The accompanying theorem says that a complex function is complex differentiable iff it is real differentiable and satisfies the Cauchy-Riemann equations. The real differentiability allows us to play around with the chain rule.

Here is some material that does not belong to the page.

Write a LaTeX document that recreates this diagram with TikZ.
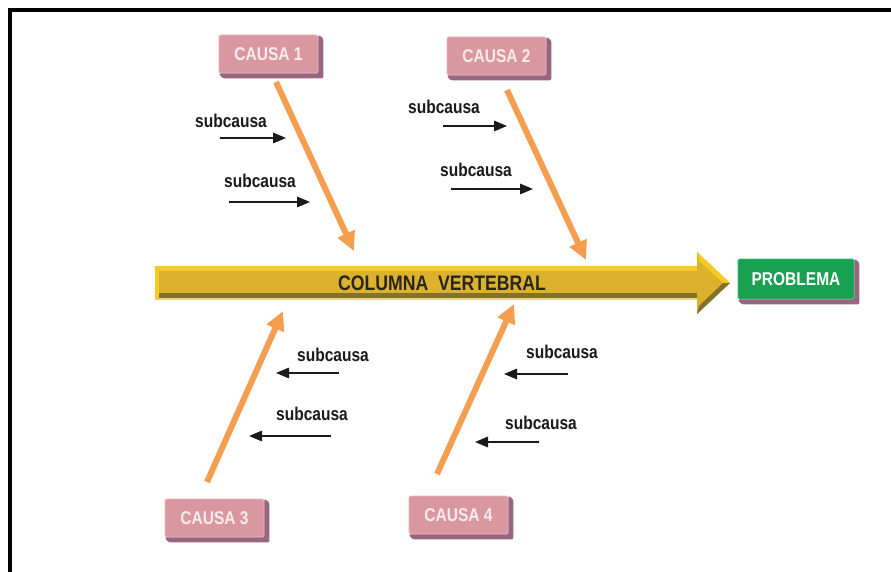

Consider the function $\varphi:(0,\infty)\times(0,2\pi)\to\mathbb C,~(r,\theta)\mapsto r\mathrm e^{\mathrm i\theta}=r(\cos\theta+\mathrm i\sin\theta$. Then $f(r\mathrm e^{\mathrm i\theta})=f\circ\varphi$. We can calculate its Jacobian according to the chain rule:
$$\begin{align} \mathrm D(f\circ\varphi)&=\mathrm Df(\varphi)\mathrm D\varphi\\ &=\begin{pmatrix}u_x(r\mathrm e^{\mathrm i\theta})&u_y(r\mathrm e^{\mathrm i\theta})\\v_x(r\mathrm e^{\mathrm i\theta})&v_y(\mathrm e^{\mathrm i\theta})\end{pmatrix}\begin{pmatrix}\cos\theta&-r\sin\theta\\ \sin\theta&r\cos\theta\end{pmatrix}. \end{align}$$
You can carry out the multiplication, apply the Cauchy-Riemann equations and simplify the matrix, then consider that the Jacobian $\mathrm D(f\circ\varphi)$ contains exactly the partial derivatives wrt $r,\theta$. You can now read off the polar version of the C-R equations from the matrix.